Small Source of Comfort, Cockburn’s 31st album, is his latest adventurous collection of songs of romance, protest and spiritual discovery. The album, primarily acoustic yet rhythmically savvy, is rich in Cockburn’s characteristic blend of folk, blues, jazz and rock. As usual, many of the new compositions come from his travels and spending time in places like San Francisco and Brooklyn to the Canadian Forces base in Kandahar, Afghanistan, jotting down his typically detailed observations about the human experience.
“Each One Lost” and “Comets of Kandahar,” one of five instrumentals on the album, stem from a trip Cockburn made to war-torn Afghanistan in 2009. The elegiac “Each One Lost” was written after Cockburn witnessed a ceremony honoring two young Canadian Forces soldiers who had been killed that day and whose coffins were being flown back to Canada. It was, recalls Cockburn, “one of the saddest and most moving scenes I’ve been privileged to witness.”
In contrast, one light-hearted number reflects Cockburn’s frequently underappreciated sense of humor. “Called Me Back” is a comic reflection on the frustrations of waiting for a return phone call that never comes. Meanwhile, listeners are bound to be intrigued by “Call Me Rose,” written from the point of view of disgraced former U.S. president Richard Nixon, who receives a chance at redemption after being reincarnated as a single mother living in a housing project with two children.
As always, there’s a spiritual side to Cockburn’s latest collection, best reflected on the closing “Gifts,” a song written in 1968 and but recorded here for the first time, and “The Iris of the World,” which opens the album. The latter includes the humorously rueful line, “I’m good at catching rainbows, not so good at catching trout.”

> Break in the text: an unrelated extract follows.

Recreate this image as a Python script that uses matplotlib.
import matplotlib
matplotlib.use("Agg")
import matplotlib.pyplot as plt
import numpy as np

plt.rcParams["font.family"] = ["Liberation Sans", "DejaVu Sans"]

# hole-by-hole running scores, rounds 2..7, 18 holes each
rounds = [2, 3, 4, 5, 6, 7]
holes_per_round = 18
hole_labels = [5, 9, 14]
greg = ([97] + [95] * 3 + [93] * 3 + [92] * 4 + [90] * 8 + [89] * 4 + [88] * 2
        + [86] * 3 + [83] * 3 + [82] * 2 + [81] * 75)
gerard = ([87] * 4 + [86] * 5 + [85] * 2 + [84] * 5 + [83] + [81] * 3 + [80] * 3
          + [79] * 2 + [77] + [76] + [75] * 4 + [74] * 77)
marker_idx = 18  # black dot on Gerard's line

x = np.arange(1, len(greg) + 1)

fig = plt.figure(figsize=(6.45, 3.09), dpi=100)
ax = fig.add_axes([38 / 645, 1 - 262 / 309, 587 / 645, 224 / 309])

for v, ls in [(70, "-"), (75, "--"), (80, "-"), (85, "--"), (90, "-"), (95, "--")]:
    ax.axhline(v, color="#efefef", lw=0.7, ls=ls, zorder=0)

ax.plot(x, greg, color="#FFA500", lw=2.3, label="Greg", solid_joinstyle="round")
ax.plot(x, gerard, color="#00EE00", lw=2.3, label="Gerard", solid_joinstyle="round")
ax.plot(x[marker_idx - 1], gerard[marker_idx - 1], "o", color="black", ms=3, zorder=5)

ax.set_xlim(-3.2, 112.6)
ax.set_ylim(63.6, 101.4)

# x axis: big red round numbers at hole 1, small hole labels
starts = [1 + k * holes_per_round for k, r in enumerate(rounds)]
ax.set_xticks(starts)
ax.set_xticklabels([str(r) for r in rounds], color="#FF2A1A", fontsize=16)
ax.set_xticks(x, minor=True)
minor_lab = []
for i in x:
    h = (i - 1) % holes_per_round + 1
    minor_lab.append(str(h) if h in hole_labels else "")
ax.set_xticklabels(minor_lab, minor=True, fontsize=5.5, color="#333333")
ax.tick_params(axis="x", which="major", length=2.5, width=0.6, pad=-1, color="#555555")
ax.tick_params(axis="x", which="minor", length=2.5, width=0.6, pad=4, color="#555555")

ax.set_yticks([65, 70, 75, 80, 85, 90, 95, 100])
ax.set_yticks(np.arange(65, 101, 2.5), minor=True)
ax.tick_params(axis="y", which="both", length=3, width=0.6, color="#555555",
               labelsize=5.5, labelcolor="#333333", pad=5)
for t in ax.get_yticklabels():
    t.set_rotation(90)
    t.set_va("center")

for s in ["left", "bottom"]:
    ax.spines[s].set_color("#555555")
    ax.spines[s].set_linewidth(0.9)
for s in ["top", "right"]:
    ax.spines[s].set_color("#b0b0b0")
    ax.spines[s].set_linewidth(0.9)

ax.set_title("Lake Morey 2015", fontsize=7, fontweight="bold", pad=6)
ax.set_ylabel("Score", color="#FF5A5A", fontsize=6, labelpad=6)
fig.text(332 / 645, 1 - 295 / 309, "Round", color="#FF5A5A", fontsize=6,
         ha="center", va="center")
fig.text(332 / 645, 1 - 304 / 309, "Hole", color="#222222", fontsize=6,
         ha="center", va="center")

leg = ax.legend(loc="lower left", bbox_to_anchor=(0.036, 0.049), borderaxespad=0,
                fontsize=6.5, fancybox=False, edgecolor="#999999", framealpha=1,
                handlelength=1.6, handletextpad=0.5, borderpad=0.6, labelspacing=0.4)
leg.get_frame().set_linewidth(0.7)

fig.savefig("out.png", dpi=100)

As a songwriter, Cockburn is revered by fans and musicians alike. His songs have been covered by such diverse artists as Elbow, Jimmy Buffett, Judy Collins, the Skydiggers, Anne Murray, Third World, Chet Atkins, k.d. lang, Barenaked Ladies, Maria Muldaur and the Grateful Dead’s Jerry Garcia. As a guitarist, he is considered among the world’s best. The New York Times called Cockburn a “virtuoso on guitar,” while Acoustic Guitar magazine placed him in the esteemed company of Andrés Segovia, Bill Frisell and Django Reinhardt.
Those songs, along with his humanitarian work, have brought Cockburn a long list of honours, including 13 Juno Awards, an induction into the Canadian Music Hall of Fame, a Governor General’s Performing Arts Award and several international awards. In 1982, he was made a Member of the Order of Canada and was promoted to Officer in 2002. Last year, the Luminato festival honored Cockburn’s extensive songbook with a tribute concert featuring such varied guests as jazz guitarist Michael Occhipinti, folk-rapper Buck 65, country rockers Blackie and The Rodeo Kings, country-folk singers Sylvia Tyson and Amelia Curran, pop artists the Barenaked Ladies and Hawksley Workman, and folk-pop trio The Wailin’ Jennys.

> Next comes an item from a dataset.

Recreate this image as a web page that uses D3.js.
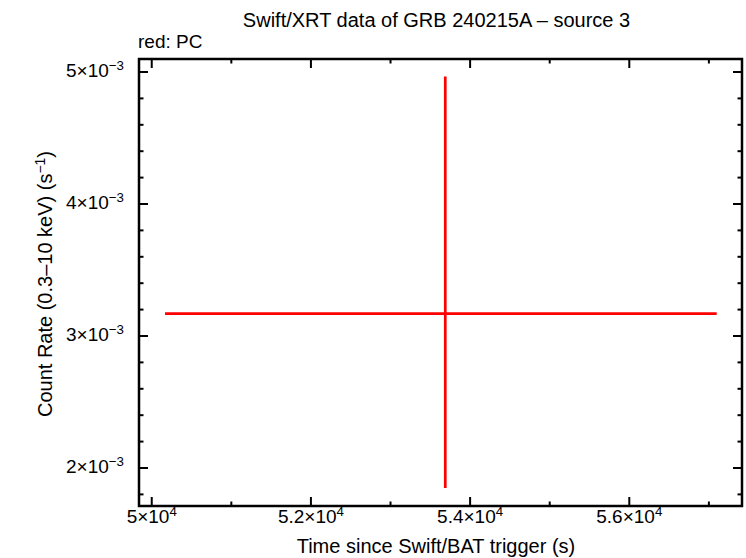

Widely regarded as one of the most brilliant songwriters of her generation, Suzanne Vega emerged as a leading figure of the folk-music revival of the early 1980s when, accompanying herself on acoustic guitar, she sang contemporary folk songs of her own creation in Greenwich Village clubs. Since the release of her self-titled, critically acclaimed 1985 debut album, she has given sold-out concerts in many of the world's best-known halls. In performances devoid of outward drama that nevertheless convey deep emotion, Vega sings in a distinctive, clear vibrato-less voice that has been described as "a cool, dry sandpaper- brushed near-whisper" and as "plaintive but disarmingly powerful."
Bearing the stamp of a masterful storyteller, Suzanne has tended to focus on city life, ordinary people and real world subjects in her music. Notably succinct and understated, often cerebral but also streetwise, her lyrics invite multiple interpretations. In short, Suzanne Vega's work is immediately recognizable, as utterly distinct and thoughtful, and as creative and musical now, as it was when her voice was first heard on the radio over 20 years ago.

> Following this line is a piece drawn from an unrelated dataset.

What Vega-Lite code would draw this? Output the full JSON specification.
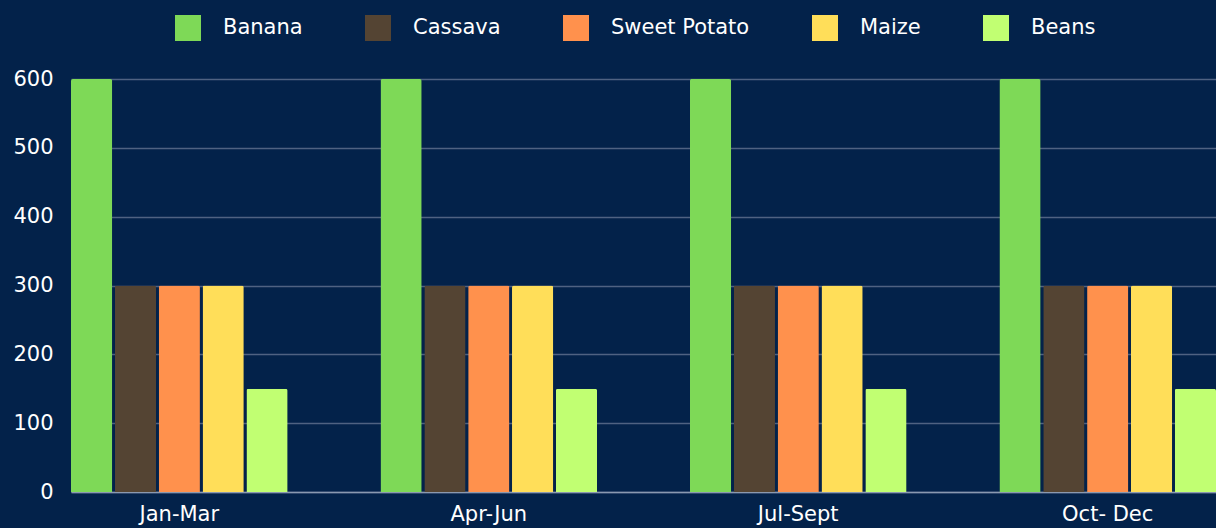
{
  "$schema": "https://vega.github.io/schema/vega-lite/v6.json",
  "width": 1145,
  "height": 413,
  "autosize": {"type": "none"},
  "padding": {"left": 71, "top": 79, "right": 0, "bottom": 36},
  "background": "#03224a",
  "data": {
    "values": [
      {"quarter": "Jan-Mar", "crop": "Banana", "value": 600},
      {"quarter": "Jan-Mar", "crop": "Cassava", "value": 300},
      {"quarter": "Jan-Mar", "crop": "Sweet Potato", "value": 300},
      {"quarter": "Jan-Mar", "crop": "Maize", "value": 300},
      {"quarter": "Jan-Mar", "crop": "Beans", "value": 150},
      {"quarter": "Apr-Jun", "crop": "Banana", "value": 600},
      {"quarter": "Apr-Jun", "crop": "Cassava", "value": 300},
      {"quarter": "Apr-Jun", "crop": "Sweet Potato", "value": 300},
      {"quarter": "Apr-Jun", "crop": "Maize", "value": 300},
      {"quarter": "Apr-Jun", "crop": "Beans", "value": 150},
      {"quarter": "Jul-Sept", "crop": "Banana", "value": 600},
      {"quarter": "Jul-Sept", "crop": "Cassava", "value": 300},
      {"quarter": "Jul-Sept", "crop": "Sweet Potato", "value": 300},
      {"quarter": "Jul-Sept", "crop": "Maize", "value": 300},
      {"quarter": "Jul-Sept", "crop": "Beans", "value": 150},
      {"quarter": "Oct- Dec", "crop": "Banana", "value": 600},
      {"quarter": "Oct- Dec", "crop": "Cassava", "value": 300},
      {"quarter": "Oct- Dec", "crop": "Sweet Potato", "value": 300},
      {"quarter": "Oct- Dec", "crop": "Maize", "value": 300},
      {"quarter": "Oct- Dec", "crop": "Beans", "value": 150}
    ]
  },
  "mark": {"type": "bar", "cornerRadiusTopLeft": 2, "cornerRadiusTopRight": 2},
  "encoding": {
    "x": {
      "field": "quarter",
      "type": "nominal",
      "sort": ["Jan-Mar", "Apr-Jun", "Jul-Sept", "Oct- Dec"],
      "scale": {"paddingInner": 0.3, "paddingOuter": 0},
      "axis": {
        "title": null,
        "labelAngle": 0,
        "labelColor": "#ffffff",
        "labelFontSize": 21,
        "labelFont": "DejaVu Sans",
        "labelPadding": 11,
        "ticks": false,
        "domainColor": "#8a99b0",
        "domainWidth": 1.5,
        "grid": false
      }
    },
    "xOffset": {
      "field": "crop",
      "type": "nominal",
      "sort": ["Banana", "Cassava", "Sweet Potato", "Maize", "Beans"],
      "scale": {"paddingInner": 0.06, "paddingOuter": 0}
    },
    "y": {
      "field": "value",
      "type": "quantitative",
      "scale": {"domain": [0, 600]},
      "axis": {
        "title": null,
        "values": [0, 100, 200, 300, 400, 500, 600],
        "labelColor": "#ffffff",
        "labelFontSize": 21,
        "labelFont": "DejaVu Sans",
        "labelPadding": 18,
        "ticks": false,
        "domain": false,
        "gridColor": "#4f6282",
        "gridWidth": 1.5
      }
    },
    "color": {
      "field": "crop",
      "type": "nominal",
      "sort": ["Banana", "Cassava", "Sweet Potato", "Maize", "Beans"],
      "scale": {
        "domain": ["Banana", "Cassava", "Sweet Potato", "Maize", "Beans"],
        "range": ["#7ed957", "#544433", "#ff914d", "#ffde59", "#c1ff72"]
      },
      "legend": {
        "title": null,
        "orient": "none",
        "direction": "horizontal",
        "legendX": 104,
        "legendY": -64,
        "symbolType": "square",
        "symbolSize": 676,
        "symbolOpacity": 1,
        "symbolStrokeWidth": 0,
        "labelColor": "#ffffff",
        "labelFontSize": 21,
        "labelFont": "DejaVu Sans",
        "labelOffset": 22,
        "columnPadding": 62
      }
    }
  },
  "config": {"view": {"stroke": null}}
}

In 2011 in New York City she premiered Carson McCullers Talks About Love, an original play written and performed by Ms. Vega with songs she wrote with Tony Award-winner Duncan Sheik (Spring Awakening). Suzanne has also embarked on a project to re-imagine her own songbook in a stripped down and intimate manner, creating 4 new thematic albums that was released over the course of 2010-2012 called the Close-Up series.